> _AIM_:
Repeat exactly the lines running from the first line of the data to the line containing "theta4_34 = [123, 157, 191]", both ends included, and nothing else; drop the pictures.

> _GIVEN MATERIAL_:

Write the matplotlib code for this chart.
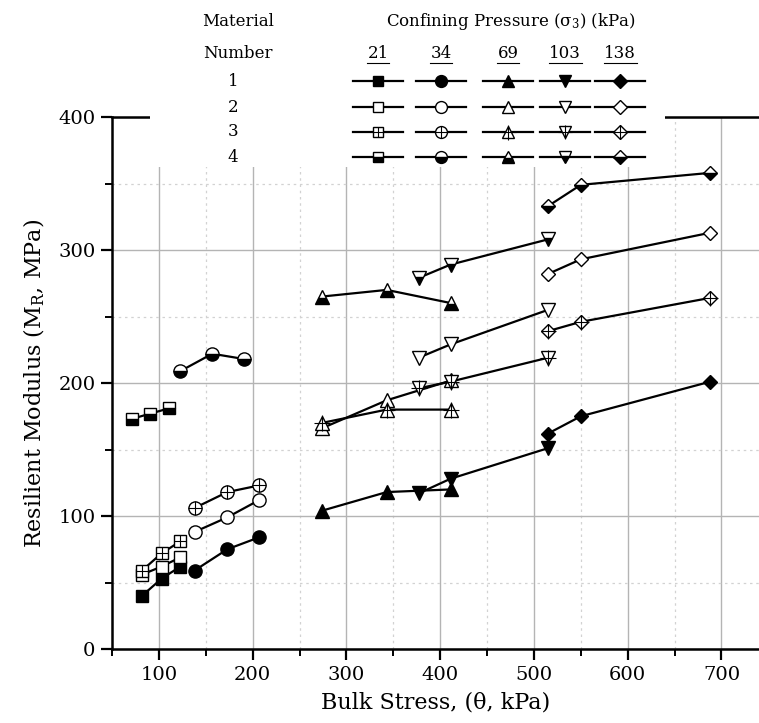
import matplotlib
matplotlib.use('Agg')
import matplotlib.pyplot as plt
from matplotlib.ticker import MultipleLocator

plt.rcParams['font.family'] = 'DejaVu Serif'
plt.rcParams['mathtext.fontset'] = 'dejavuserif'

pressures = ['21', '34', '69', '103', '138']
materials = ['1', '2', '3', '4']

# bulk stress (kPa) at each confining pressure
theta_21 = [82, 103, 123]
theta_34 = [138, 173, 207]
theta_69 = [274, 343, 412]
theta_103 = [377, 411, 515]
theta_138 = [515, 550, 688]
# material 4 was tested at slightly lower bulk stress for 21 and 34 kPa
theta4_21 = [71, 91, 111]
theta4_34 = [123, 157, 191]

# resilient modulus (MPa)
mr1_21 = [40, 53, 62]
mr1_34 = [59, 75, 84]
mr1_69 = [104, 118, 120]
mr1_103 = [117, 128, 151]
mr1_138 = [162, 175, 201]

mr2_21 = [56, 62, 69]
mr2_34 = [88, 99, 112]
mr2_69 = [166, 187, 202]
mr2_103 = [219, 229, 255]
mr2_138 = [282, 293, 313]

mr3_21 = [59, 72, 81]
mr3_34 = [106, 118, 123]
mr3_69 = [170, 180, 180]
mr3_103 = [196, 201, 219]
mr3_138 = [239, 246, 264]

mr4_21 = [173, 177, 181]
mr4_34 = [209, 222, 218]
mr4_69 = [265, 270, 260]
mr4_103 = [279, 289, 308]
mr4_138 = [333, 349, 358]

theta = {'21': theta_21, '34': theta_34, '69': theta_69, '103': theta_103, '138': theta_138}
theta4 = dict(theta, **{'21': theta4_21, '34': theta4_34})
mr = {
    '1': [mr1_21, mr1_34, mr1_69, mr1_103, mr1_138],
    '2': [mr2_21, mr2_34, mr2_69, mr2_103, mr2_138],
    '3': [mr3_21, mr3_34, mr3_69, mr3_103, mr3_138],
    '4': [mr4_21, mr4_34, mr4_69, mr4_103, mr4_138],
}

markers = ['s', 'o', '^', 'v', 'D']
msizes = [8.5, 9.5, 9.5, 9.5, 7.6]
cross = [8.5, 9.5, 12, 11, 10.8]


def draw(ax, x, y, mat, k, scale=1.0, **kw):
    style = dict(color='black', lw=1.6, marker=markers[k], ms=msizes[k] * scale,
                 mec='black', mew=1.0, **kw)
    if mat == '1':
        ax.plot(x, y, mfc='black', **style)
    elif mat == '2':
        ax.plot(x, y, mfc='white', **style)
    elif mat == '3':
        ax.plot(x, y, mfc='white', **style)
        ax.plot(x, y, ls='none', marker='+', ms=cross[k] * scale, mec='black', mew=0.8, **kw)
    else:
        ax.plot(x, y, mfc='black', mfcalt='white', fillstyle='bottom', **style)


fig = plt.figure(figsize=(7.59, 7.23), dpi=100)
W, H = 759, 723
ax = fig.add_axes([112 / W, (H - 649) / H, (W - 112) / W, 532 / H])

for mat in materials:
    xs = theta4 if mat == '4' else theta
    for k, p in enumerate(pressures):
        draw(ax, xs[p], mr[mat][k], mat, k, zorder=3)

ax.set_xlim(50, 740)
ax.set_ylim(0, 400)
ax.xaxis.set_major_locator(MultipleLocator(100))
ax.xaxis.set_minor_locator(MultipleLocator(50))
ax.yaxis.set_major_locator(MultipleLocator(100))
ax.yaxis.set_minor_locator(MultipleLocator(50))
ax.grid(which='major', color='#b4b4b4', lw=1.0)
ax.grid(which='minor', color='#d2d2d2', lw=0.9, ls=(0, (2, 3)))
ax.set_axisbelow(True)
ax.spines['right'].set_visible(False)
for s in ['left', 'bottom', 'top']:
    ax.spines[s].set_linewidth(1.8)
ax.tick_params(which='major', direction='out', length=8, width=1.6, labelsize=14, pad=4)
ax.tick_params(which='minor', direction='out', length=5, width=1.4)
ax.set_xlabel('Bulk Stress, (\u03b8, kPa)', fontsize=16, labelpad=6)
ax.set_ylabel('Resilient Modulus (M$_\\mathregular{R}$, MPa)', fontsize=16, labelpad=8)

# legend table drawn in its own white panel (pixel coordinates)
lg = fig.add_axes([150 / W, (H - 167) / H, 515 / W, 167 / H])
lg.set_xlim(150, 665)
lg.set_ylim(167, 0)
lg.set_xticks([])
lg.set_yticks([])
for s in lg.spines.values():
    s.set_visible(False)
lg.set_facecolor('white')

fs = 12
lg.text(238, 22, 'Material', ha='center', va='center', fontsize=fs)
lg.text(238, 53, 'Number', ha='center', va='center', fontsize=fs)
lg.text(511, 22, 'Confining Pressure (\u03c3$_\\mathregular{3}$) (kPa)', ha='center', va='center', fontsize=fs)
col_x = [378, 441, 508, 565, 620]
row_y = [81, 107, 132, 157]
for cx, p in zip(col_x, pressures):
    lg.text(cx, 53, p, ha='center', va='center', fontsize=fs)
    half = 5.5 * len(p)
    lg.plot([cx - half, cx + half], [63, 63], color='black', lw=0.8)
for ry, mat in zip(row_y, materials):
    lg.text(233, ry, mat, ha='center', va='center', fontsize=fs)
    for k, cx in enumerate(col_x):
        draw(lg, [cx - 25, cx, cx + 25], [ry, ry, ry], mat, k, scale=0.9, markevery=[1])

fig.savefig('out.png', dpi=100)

> _ANSWER_:
Write the matplotlib code for this chart.
import matplotlib
matplotlib.use('Agg')
import matplotlib.pyplot as plt
from matplotlib.ticker import MultipleLocator

plt.rcParams['font.family'] = 'DejaVu Serif'
plt.rcParams['mathtext.fontset'] = 'dejavuserif'

pressures = ['21', '34', '69', '103', '138']
materials = ['1', '2', '3', '4']

# bulk stress (kPa) at each confining pressure
theta_21 = [82, 103, 123]
theta_34 = [138, 173, 207]
theta_69 = [274, 343, 412]
theta_103 = [377, 411, 515]
theta_138 = [515, 550, 688]
# material 4 was tested at slightly lower bulk stress for 21 and 34 kPa
theta4_21 = [71, 91, 111]
theta4_34 = [123, 157, 191]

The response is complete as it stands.